Active listening is a communication technique that requires the listener to understand, interpret, and evaluate what they hear. - Wikipedia
I'm surrounded by teens at least once a week, if not more, as my kids are notorious for bringing their friends over, using my house as a hang-out place or just a place they can come and be "themselves". Hubby and I are very open-minded and encouraging of our kids to look at all of the sides of a situation before accepting anything they hear or see as "fact" and their friends tend to enjoy that about being in our company. Doesn't hurt we have HD TV, high-speed Internet, a Wii and XBox 360, but I digress! Teenagers like to come over mainly because they can act and say what they feel without worry their parents, family members are going to judge them for their words.
Listen twice as much as you speak. It's crucial to be an active listener before you can be an effective communicator. Active listening means you don't just pay attention to the words thrown at you. It means you can listen without judgment. You take in the information presented and store it for future interpretation and evaluation but at the moment the words are received, you simply absorb. Become a sponge for the words and allow the person "venting" to really get their thoughts off their chest.
Active listening also means you don't offer opinion or rebuttal without asking if it's expected. When I talk to my teenagers, I always tell them "I'm going to listen as a Mother and a friend but I'm always going to respond to you as a Mother. Do you want a response or do you just want to vent?" Everyone deserves to be heard but not everyone expects a response. Part of being an effective communicator is making sure the other person knows what is expected of the verbal exchange.
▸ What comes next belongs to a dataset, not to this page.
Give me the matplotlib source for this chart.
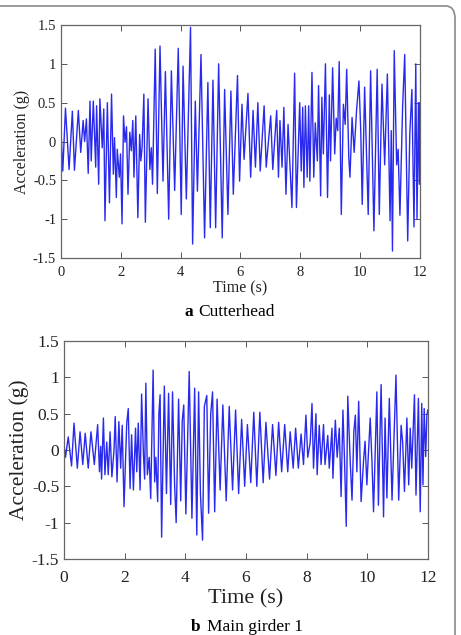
import matplotlib
matplotlib.use("Agg")
import matplotlib.pyplot as plt
from matplotlib.patches import FancyBboxPatch

# (a) Cutterhead: extremes
top_t = [0.00, 0.06, 0.15, 0.27, 0.38, 0.45, 0.58, 0.66, 0.74, 0.79,
         0.85, 0.91, 0.97, 1.01, 1.08, 1.16, 1.19, 1.26, 1.30, 1.38,
         1.43, 1.47, 1.55, 1.62, 1.69, 1.75, 1.79, 1.85, 1.88, 1.95,
         1.99, 2.04, 2.09, 2.14, 2.19, 2.24, 2.30, 2.35, 2.40, 2.44,
         2.50, 2.57, 2.63, 2.67, 2.71, 2.77, 2.82, 2.91, 2.97, 3.02,
         3.06, 3.15, 3.22, 3.31, 3.41, 3.49, 3.60, 3.69, 3.80, 3.92,
         4.02, 4.08, 4.19, 4.33, 4.40, 4.49, 4.56, 4.68, 4.80, 4.91,
         4.99, 5.08, 5.17, 5.27, 5.39, 5.47, 5.58, 5.68, 5.76, 5.90,
         5.97, 6.05, 6.12, 6.25, 6.34, 6.42, 6.50, 6.58, 6.66, 6.79,
         6.86, 7.01, 7.08, 7.21, 7.27, 7.32, 7.39, 7.45, 7.52, 7.59,
         7.72, 7.81, 7.87, 7.98, 8.03, 8.08, 8.12, 8.17, 8.23, 8.28,
         8.32, 8.39, 8.45, 8.50, 8.57, 8.61, 8.68, 8.72, 8.77, 8.84,
         8.91, 8.97, 9.01, 9.08, 9.15, 9.20, 9.25, 9.30, 9.37, 9.44,
         9.50, 9.55, 9.62, 9.66, 9.73, 9.80, 9.88, 9.96, 10.02, 10.07,
         10.15, 10.27, 10.35, 10.46, 10.57, 10.64, 10.73, 10.82, 10.91, 11.00,
         11.04, 11.08, 11.14, 11.22, 11.27, 11.33, 11.42, 11.49, 11.59, 11.66,
         11.73, 11.80, 11.86, 11.90, 11.95, 11.98, 12.00]
top_acc = [0.14, -0.38, 0.43, -0.36, 0.39, -0.37, 0.40, -0.14, 0.27, 0.00,
           0.29, -0.41, 0.52, -0.25, 0.52, -0.33, 0.46, -0.55, 0.55, -0.08,
           0.42, -1.02, 0.50, -0.79, 0.61, -0.42, 0.05, -0.72, -0.10, -0.46,
           -0.16, -1.06, 0.33, -0.01, 0.19, -0.68, 0.12, -0.12, 0.27, -0.46,
           0.33, -0.98, 0.09, -0.25, -0.08, 0.61, -1.04, 0.55, -0.36, -0.08,
           -0.55, 1.19, -0.67, 1.23, -0.51, 0.90, -1.00, 0.91, -0.63, 1.20,
           -0.94, 0.97, -0.74, 1.47, -1.32, 0.52, -0.64, 1.12, -1.24, 0.76,
           -1.11, 0.79, -1.11, 1.00, -1.24, 0.67, -0.94, 0.65, -0.68, 0.85,
           -0.51, 0.48, -0.23, 0.62, -0.46, 0.40, -0.33, 0.50, -0.38, 0.46,
           -0.33, 0.33, -0.36, 0.40, -0.46, 0.27, -0.33, 0.44, -0.68, 0.22,
           -0.85, 0.88, -0.85, 0.50, -0.38, 0.44, -0.59, 0.46, -0.46, 0.46,
           -0.51, 0.89, -0.46, 0.24, -0.25, 0.72, -0.70, 0.57, -0.16, 1.00,
           -0.72, 0.60, -0.25, 0.95, -0.16, 0.30, 0.14, 1.03, -0.94, 0.48,
           0.22, 0.93, -0.20, -0.46, 0.31, -0.14, 0.40, 0.78, 0.14, -0.81,
           0.70, -0.94, 0.91, -1.15, 0.93, -0.94, 0.74, -0.30, 0.87, -1.02,
           0.14, -1.41, 1.17, -0.30, -0.10, -0.95, 0.45, 1.12, -1.28, 0.10,
           0.67, -1.10, 1.00, -1.00, 0.50, -0.55, 0.50]

# (b) Main girder 1
bot_t = [0.00, 0.05, 0.14, 0.25, 0.33, 0.44, 0.53, 0.62, 0.70, 0.80,
         0.89, 1.00, 1.11, 1.17, 1.21, 1.24, 1.30, 1.35, 1.41, 1.46,
         1.52, 1.58, 1.65, 1.69, 1.75, 1.81, 1.87, 1.92, 1.98, 2.07,
         2.12, 2.18, 2.23, 2.29, 2.36, 2.40, 2.45, 2.51, 2.56, 2.62,
         2.66, 2.70, 2.75, 2.81, 2.86, 2.94, 2.99, 3.03, 3.09, 3.13,
         3.17, 3.22, 3.31, 3.38, 3.45, 3.52, 3.58, 3.65, 3.70, 3.78,
         3.85, 3.90, 3.95, 4.02, 4.13, 4.22, 4.31, 4.38, 4.44, 4.50,
         4.57, 4.63, 4.71, 4.77, 4.84, 4.90, 4.97, 5.05, 5.15, 5.24,
         5.35, 5.45, 5.56, 5.66, 5.76, 5.86, 5.96, 6.05, 6.16, 6.26,
         6.36, 6.46, 6.57, 6.66, 6.78, 6.88, 6.99, 7.08, 7.18, 7.28,
         7.38, 7.46, 7.56, 7.64, 7.73, 7.82, 7.90, 7.98, 8.04, 8.12,
         8.18, 8.23, 8.31, 8.35, 8.42, 8.48, 8.56, 8.61, 8.70, 8.75,
         8.84, 8.87, 8.95, 9.01, 9.08, 9.14, 9.20, 9.25, 9.31, 9.36,
         9.44, 9.50, 9.56, 9.61, 9.66, 9.72, 9.80, 9.88, 9.93, 9.99,
         10.10, 10.16, 10.21, 10.32, 10.37, 10.46, 10.54, 10.59, 10.65, 10.73,
         10.82, 10.95, 11.04, 11.12, 11.17, 11.23, 11.31, 11.37, 11.42, 11.47,
         11.56, 11.61, 11.69, 11.75, 11.80, 11.84, 11.88, 11.93, 11.97, 12.00]
bot_acc = [0.08, -0.10, 0.18, -0.22, 0.37, -0.25, 0.25, -0.20, 0.23, -0.25,
           0.25, -0.20, 0.35, -0.30, 0.05, -0.40, 0.44, -0.34, 0.11, -0.34,
           0.25, -0.37, 0.00, 0.46, -0.44, 0.39, -0.25, 0.34, -0.78, 0.37,
           0.57, -0.53, 0.21, -0.55, 0.30, -0.30, 0.37, -0.55, 0.77, -0.05,
           -0.40, 0.92, -0.34, -0.10, -0.67, 1.10, -0.44, -0.10, -0.71, 0.50,
           0.76, -1.20, 0.88, -0.60, 0.78, -0.75, 0.80, -0.50, -1.00, 0.70,
           -0.70, 0.40, 0.62, -0.88, 1.08, -0.94, 0.85, -1.17, 0.80, -0.60,
           -1.24, 0.60, 0.75, -0.87, 0.50, 0.80, -0.85, 0.70, -0.55, 0.62,
           -0.70, 0.60, -0.55, 0.55, -0.60, 0.42, -0.50, 0.35, -0.45, 0.52,
           -0.50, 0.52, -0.45, 0.38, -0.40, 0.35, -0.35, 0.38, -0.30, 0.35,
           -0.30, 0.25, -0.25, 0.30, -0.25, 0.22, -0.20, 0.48, -0.10, 0.10,
           0.64, -0.25, 0.50, -0.34, 0.34, -0.20, 0.35, -0.20, 0.20, -0.25,
           0.30, -0.39, 0.41, -0.10, 0.30, -0.64, 0.55, -0.10, -1.05, 0.74,
           -0.15, -0.69, 0.25, 0.48, -0.30, 0.67, -0.71, -0.15, 0.12, -0.48,
           0.44, -0.18, -0.85, 0.80, -0.76, 0.90, -0.92, 0.44, -0.66, 0.71,
           -0.69, 1.03, -0.69, 0.34, 0.11, -0.57, 0.44, -0.48, 0.30, -0.25,
           0.76, -0.62, 0.71, -0.85, 0.64, -0.48, 0.57, -0.09, 0.48, 0.55]

y_ticks = [-1.5, -1, -0.5, 0, 0.5, 1, 1.5]
y_labels = ["-1.5", "-1", "-0.5", "0", "0.5", "1", "1.5"]
x_ticks = [0, 2, 4, 6, 8, 10, 12]

plt.rcParams["font.family"] = ["Liberation Serif", "DejaVu Serif"]

fig = plt.figure(figsize=(4.61, 6.35), dpi=100)

# grey rounded frame around the figure
frame = FancyBboxPatch((-0.05, -0.05), 1.037, 1.0406, transform=fig.transFigure,
                       boxstyle="round,pad=0,rounding_size=0.02",
                       facecolor="none", edgecolor="#8a8a8a", linewidth=1.2)
fig.patches.append(frame)


def style_axes(ax, tick_size, label_size, xpad):
    ax.set_xlim(0, 12)
    ax.set_ylim(-1.5, 1.5)
    ax.set_xticks(x_ticks)
    ax.set_yticks(y_ticks)
    ax.set_yticklabels(y_labels)
    ax.tick_params(direction="in", top=True, right=True, length=4, width=0.7,
                   labelsize=tick_size, colors="#555555", labelcolor="#222222")
    ax.tick_params(axis="x", pad=xpad)
    for s in ax.spines.values():
        s.set_color("#666666")
        s.set_linewidth(0.9)
    ax.set_ylabel("Acceleration (g)", fontsize=label_size, color="#222222", labelpad=2)


# Chart a
ax1 = fig.add_axes([0.1323, 0.5937, 0.7787, 0.3669])
ax1.plot(top_t, top_acc, color="#2a2aee", linewidth=1.0)
style_axes(ax1, 10.5, 11.5, 6)
ax1.set_xlabel("Time (s)", fontsize=11.5, color="#222222", labelpad=1)
fig.text(0.401, 0.5087, "a", fontsize=12.5, fontweight="bold", va="center", ha="left")
fig.text(0.430, 0.5087, "Cutterhead", fontsize=12.5, va="center", ha="left")

# Chart b
ax2 = fig.add_axes([0.1388, 0.1197, 0.7892, 0.3433])
ax2.plot(bot_t, bot_acc, color="#2a2aee", linewidth=1.0)
style_axes(ax2, 12.5, 15.5, 8)
ax2.set_xlabel("Time (s)", fontsize=16, color="#222222", labelpad=2)
fig.text(0.414, 0.0126, "b", fontsize=12.5, fontweight="bold", va="center", ha="left")
fig.text(0.450, 0.0126, "Main girder 1", fontsize=12.5, va="center", ha="left")

plt.savefig("out.png", dpi=100)
plt.close()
Know your audience and speak to the audience. If a response is expected, if the person venting says, "yes, I want to hear your thoughts" then take a moment to gather your own thoughts and sift through the responses before vocalizing them. Having diarrhea of the mouth is never pretty. Take the information you've received and provide your opinion without malice. You may not agree with their viewpoint or thought process but saying "you're an idiot for thinking that" is not really going to help move the conversation forward. Instead, think about the person receiving your feedback and how they may interpret it. If you're unsure about that, simply ASK them! "Do you understand what I'm saying?"
My grandmother used to tell me people speak with their mouths but listen with their hearts. Is what you're saying touching their heart or skewering it?